Lecciones del pasado
Así pues, las lecciones del pasado muestran claramente que un cambio sustancial del mecanismo económico soviético no es simplemente cuestión de la actitud personal del líder, más o menos dinámico. El estalinismo ha dejado una profunda impronta sobre toda la estructura de la sociedad soviética y resulta extremadamente difícil cambiar algunos de sus elementos al tiempo que se intenta mantener otros intactos. Esto es especialmente cierto en lo que se refiere al complejo marco institucional de la economía soviética y sus interrelaciones con el sistema político. La presión a favor del cambio en el área económica está aumentando rápidamente en los últimos años. Tomemos, por ejemplo, la agricultura, el punto más débil de la economía soviética. A partir del comienzo de la década de los ochenta, bajo la dirección de Breznev, Andropov y Chernenko, se probó una serie de medidas con gran alarde publicitario, complejos agroindustriales, contratos colectivos, etcétera, aunque sin éxitos palpables. Según una evaluación exterior bastante cautelosa, sucedió otro tanto con los intentos de mejora de la productividad en la industria mediante la introducción de brigadas.
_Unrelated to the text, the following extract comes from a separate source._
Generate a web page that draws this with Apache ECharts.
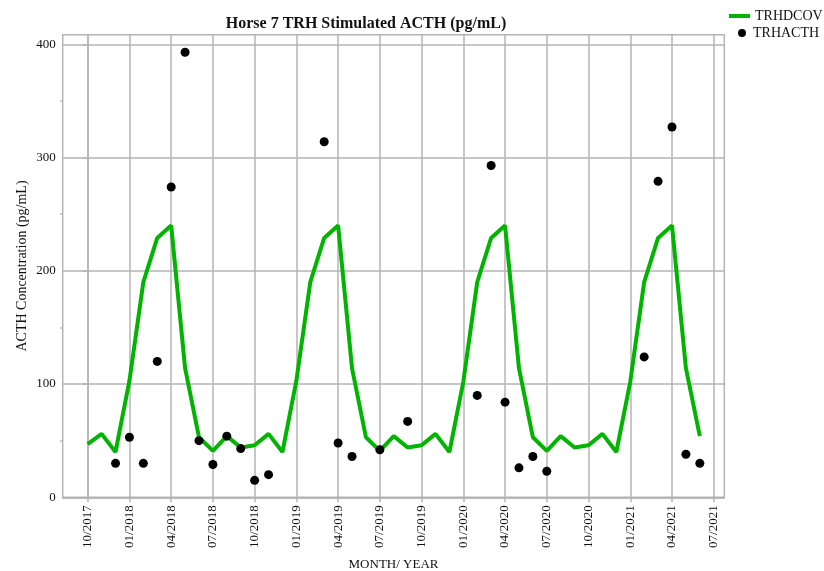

No se puede evaluar aún con exactitud el denominado experimento a gran escala, mediante el cual se le daba mayor autonomía a las empresas en seis campos seleccionados a partir de enero de 1984, ampliándose a otros 21 más desde comienzos del presente año, a pesar de que la Prensa soviética lo aclamó como un gran éxito casi antes de su puesta en marcha. No obstante, ni siquiera va más allá de las ideas de la reforma de 1965 y puede que se tropiece con los mismos problemas.
Es en este trasfondo donde hay que juzgar el posible impacto de la llegada de Gorbachov. Las limitaciones fundamentales siguen siendo, naturalmente, las mismas, aunque no se debe dejar de lado el efecto de una personalidad más decidida, sobre todo cuando, en buena lógica, puede esperarse que actúe con un mayor límite de tiempo, a pesar de que Breznev no era mucho mayor cuando llegó al poder en 1964. En general, creo que se pueden percibir unos esfuerzos algo más audaces para mejorar el funcionamiento de la economía, en la agricultura en particular, aunque también en la industria, donde las ideas reformistas se pueden llevar adelante con más energía. La consistencia a largo plazo de la puesta en marcha de estas ideas depende tanto del grado de consolidación de la posición política del líder como de los resultados de los primeros pasos del cambio del sistema económico.